Hi, I am using proBAMr package and I found that the SAM file generated by the PSMtab2SAM() function contains some peptides which could not be mapped on the genome ( the field reporting bitwise FLAG has value 4, which means "unmapped").
I manually verified and the peptide is contained in the corresponding protein sequence in the
proteinseq object containing annotation from Ensembl.
Do you have any idea of reasons why this could happen?

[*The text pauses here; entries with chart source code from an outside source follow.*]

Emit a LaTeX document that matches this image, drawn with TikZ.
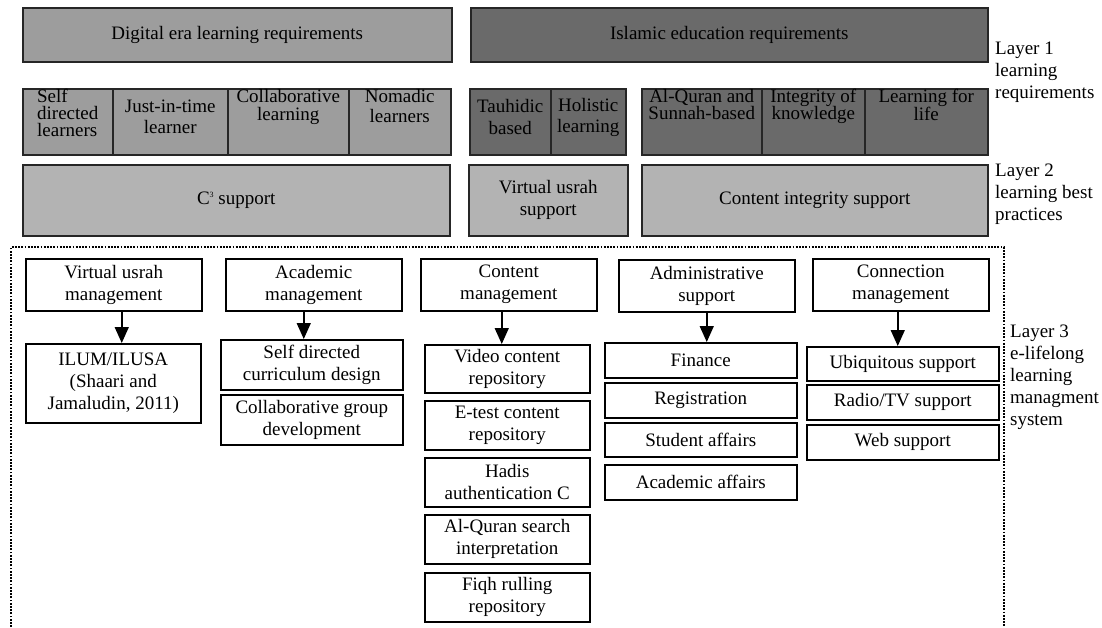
\documentclass[tikz,border=0pt]{standalone}
\usepackage{fontspec}
\setmainfont{Liberation Serif}
\usetikzlibrary{arrows.meta}
\definecolor{digiGrey}{HTML}{9D9D9D}
\definecolor{islamGrey}{HTML}{6A6A6A}
\definecolor{bestGrey}{HTML}{B3B3B3}
\newcommand{\leadfont}[1]{\fontsize{19}{#1}\selectfont\setlength{\lineskiplimit}{-20pt}}

\begin{document}
\begin{tikzpicture}[
  x=1pt, y=-1pt,
  every node/.style={font=\fontsize{19}{22}\selectfont, align=center,
    inner sep=0pt, anchor=north west},
  digibox/.style={fill=digiGrey, draw=black!85, line width=1.5pt},
  islambox/.style={fill=islamGrey, draw=black!85, line width=1.5pt},
  bestbox/.style={fill=bestGrey, draw=black!85, line width=1.5pt},
  lmsbox/.style={fill=white, draw=black, line width=1.5pt},
  lead/.style={font={\leadfont{#1}}},
  layerlabel/.style={align=left},
  link/.style={draw, line width=1.5pt, -{Triangle[length=16pt, width=14pt]}},
  frame/.style={draw, line width=2.2pt, dash pattern=on 1.8pt off 1.4pt}
]
\useasboundingbox (0,0) rectangle (1102,627);

% layer 1: requirements
\node[digibox, minimum width=429pt, minimum height=54pt] (digital) at (22,7) {Digital era learning requirements};
\node[islambox, minimum width=517pt, minimum height=54pt] (islamic) at (470,7) {Islamic education requirements};

\node[digibox, lead=17, align=left, text depth=17pt, minimum width=90pt, minimum height=66pt] (selfdir) at (22,88) {Self\\directed\\learners};
\node[digibox, lead=21, text depth=10pt, minimum width=115pt, minimum height=66pt] (jit) at (112,88) {Just-in-time\\learner};
\node[digibox, lead=18, text depth=33pt, minimum width=121pt, minimum height=66pt] (collab) at (227,88) {Collaborative\\learning};
\node[digibox, lead=20, text depth=31pt, minimum width=102pt, minimum height=66pt] (nomadic) at (348,88) {Nomadic\\learners};

\node[islambox, lead=22, text depth=9pt, minimum width=81pt, minimum height=66pt] (tauhidic) at (469,88) {Tauhidic\\based};
\node[islambox, lead=21, text depth=12pt, minimum width=75pt, minimum height=66pt] (holistic) at (550,88) {Holistic\\learning};
\node[islambox, lead=17, text depth=34pt, minimum width=120pt, minimum height=66pt] (quransunnah) at (641,88) {Al-Quran and\\Sunnah-based};
\node[islambox, lead=17, text depth=34pt, minimum width=103pt, minimum height=66pt] (integrity) at (761,88) {Integrity of\\knowledge};
\node[islambox, lead=18, text depth=33pt, minimum width=123pt, minimum height=66pt] (forlife) at (864,88) {Learning for\\life};

% layer 2: best practices
\node[bestbox, minimum width=427pt, minimum height=71pt] (cthree) at (22,164) {C\raisebox{.8ex}{\fontsize{8}{8}\selectfont 3} support};
\node[bestbox, minimum width=159pt, minimum height=71pt] (usrahsup) at (468,164) {Virtual usrah\\support};
\node[bestbox, minimum width=346pt, minimum height=71pt] (contint) at (641,164) {Content integrity support};

\node[layerlabel] (layer1) at (995,42) {Layer 1\\learning\\requirements};
\node[layerlabel] (layer2) at (995,164) {Layer 2\\learning best\\practices};

% layer 3: e-lifelong learning management system
\draw[frame] (11,627) -- (11,247) -- (1004,247) -- (1004,627);
\node[layerlabel] (layer3) at (1010,325) {Layer 3\\e-lifelong\\learning\\managment\\system};

\node[lmsbox, minimum width=176pt, minimum height=52pt] (usrahmgmt) at (25,258) {Virtual usrah\\management};
\node[lmsbox, minimum width=176pt, minimum height=52pt] (acadmgmt) at (225,258) {Academic\\management};
\node[lmsbox, minimum width=176pt, minimum height=52pt] (contmgmt) at (420,258) {Content\\management};
\node[lmsbox, minimum width=176pt, minimum height=52pt] (admsup) at (618,259) {Administrative\\support};
\node[lmsbox, minimum width=176pt, minimum height=52pt] (connmgmt) at (812,258) {Connection\\management};

\node[lmsbox, minimum width=175pt, minimum height=79pt] (ilum) at (25,343) {ILUM/ILUSA\\(Shaari and\\Jamaludin, 2011)};

\node[lmsbox, minimum width=182pt, minimum height=50pt] (selfcurr) at (220,339) {Self directed\\curriculum design};
\node[lmsbox, minimum width=182pt, minimum height=50pt] (groupdev) at (220,394) {Collaborative group\\development};

\node[lmsbox, minimum width=165pt, minimum height=48pt] (videorep) at (424,344) {Video content\\repository};
\node[lmsbox, minimum width=165pt, minimum height=49pt] (etestrep) at (424,400) {E-test content\\repository};
\node[lmsbox, minimum width=165pt, minimum height=49pt] (hadis) at (424,457) {Hadis\\authentication C};
\node[lmsbox, minimum width=165pt, minimum height=49pt] (quransearch) at (424,514) {Al-Quran search\\interpretation};
\node[lmsbox, minimum width=165pt, minimum height=49pt] (fiqh) at (424,572) {Fiqh rulling\\repository};

\node[lmsbox, minimum width=192pt, minimum height=35pt] (finance) at (604,342) {Finance};
\node[lmsbox, minimum width=192pt, minimum height=35pt] (regist) at (604,382) {Registration};
\node[lmsbox, minimum width=192pt, minimum height=34pt] (student) at (604,422) {Student affairs};
\node[lmsbox, minimum width=192pt, minimum height=35pt] (acaaff) at (604,464) {Academic affairs};

\node[lmsbox, minimum width=192pt, minimum height=34pt] (ubiq) at (806,346) {Ubiquitous support};
\node[lmsbox, minimum width=192pt, minimum height=35pt] (radiotv) at (806,384) {Radio/TV support};
\node[lmsbox, minimum width=192pt, minimum height=35pt] (websup) at (806,424) {Web support};

\draw[link] ([xshift=8pt]usrahmgmt.south) -- ([xshift=8pt]usrahmgmt.south |- ilum.north);
\draw[link] ([xshift=-10pt]acadmgmt.south) -- ([xshift=-10pt]acadmgmt.south |- selfcurr.north);
\draw[link] ([xshift=-7pt]contmgmt.south) -- ([xshift=-7pt]contmgmt.south |- videorep.north);
\draw[link] (admsup.south) -- (admsup.south |- finance.north);
\draw[link] ([xshift=-3pt]connmgmt.south) -- ([xshift=-3pt]connmgmt.south |- ubiq.north);

\end{tikzpicture}
\end{document}
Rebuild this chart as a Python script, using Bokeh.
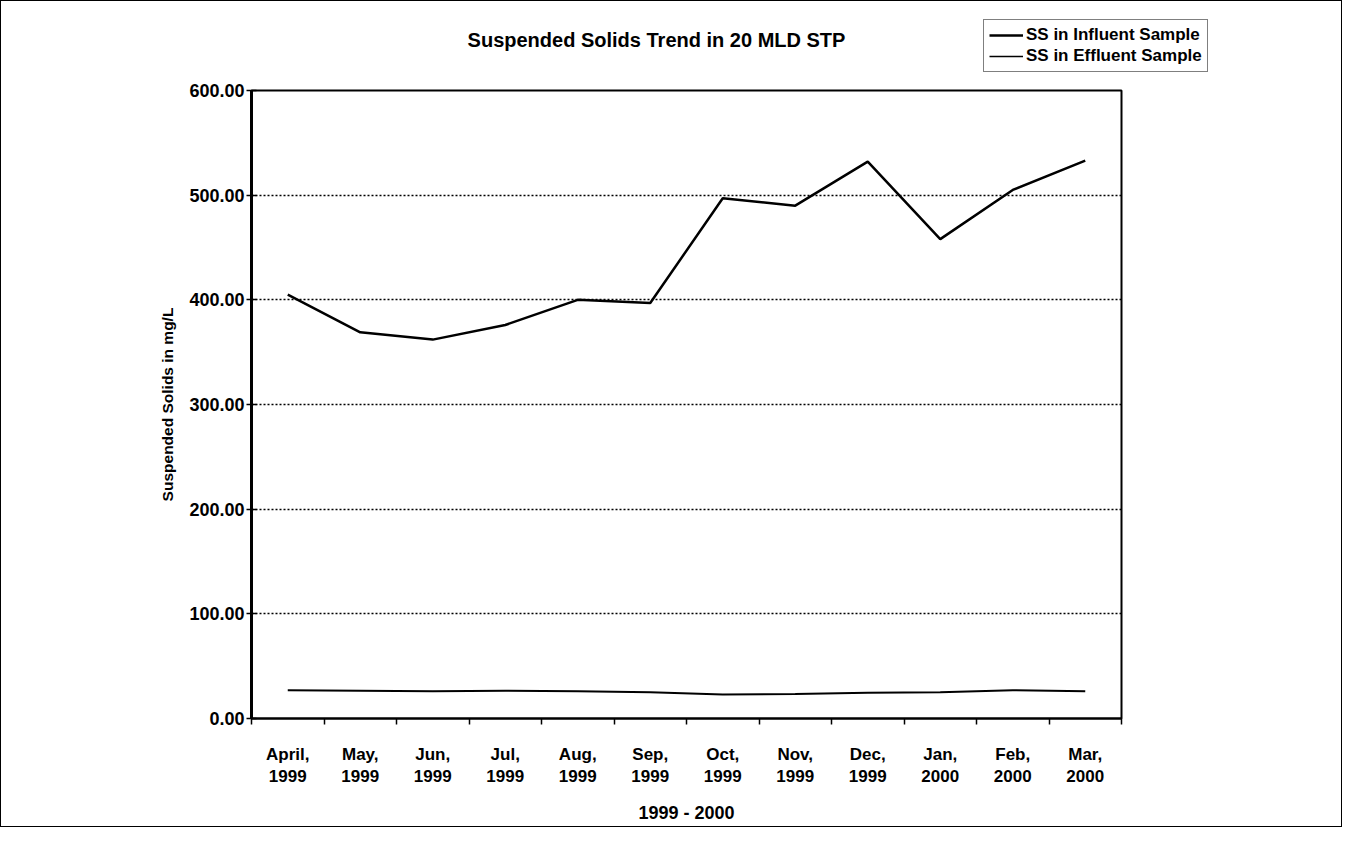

Any hint/idea is warmly welcome!
Here is my code:
library(proBAMr) options(stringsAsFactors=FALSE) load(paste0(annotation_path_Ensembl, "exon_anno.RData")) load(paste0(annotation_path_Ensembl, "proteinseq.RData")) load(paste0(annotation_path_Ensembl, "procodingseq.RData")) # Read Mascot pepXML file pepXMLTab <- pepXMLTab::pepXML2tab(pepxml=paste0(path, "GalaxyConverted_mascotXML_to_pepXML_F134317.pepXML")) # Filter PSMs passed <- PSMfilter(pepXMLTab, pepFDR=0.01, scorecolumn='expect', hitrank=1, minpeplen=6, decoyprefix='###REV###') #Add "spectrumNativeID" field, Indeed, the PSMtab2SAM() function processed the spectrumNativeID field to generate proBAM QNAME field. The "spectrumNativeID" field is not present in Mascot result file: probably function was not completely adapted to Mascot? passed$spectrumNativeID <- paste0("start_scan=", passed$start_scan, " end_scan=", passed$end_scan, " scan=", passed$start_scan) #Remove hits to contaminants (field with protein ID contains "2::", indicating hit to second database, the contaminants database) and decoys (field with protein ID contains "###REV###") passed_NoContam <- passed[-(grep("2::", passed$protein)), ] passed_NoContamNoDecoy <- passed_NoContam[-(grep("###REV###", passed_NoContam$protein)), ] #Convert to SAM format SAM <- PSMtab2SAM(passed_NoContamNoDecoy, XScolumn='expect', exon, proteinseq, procodingseq)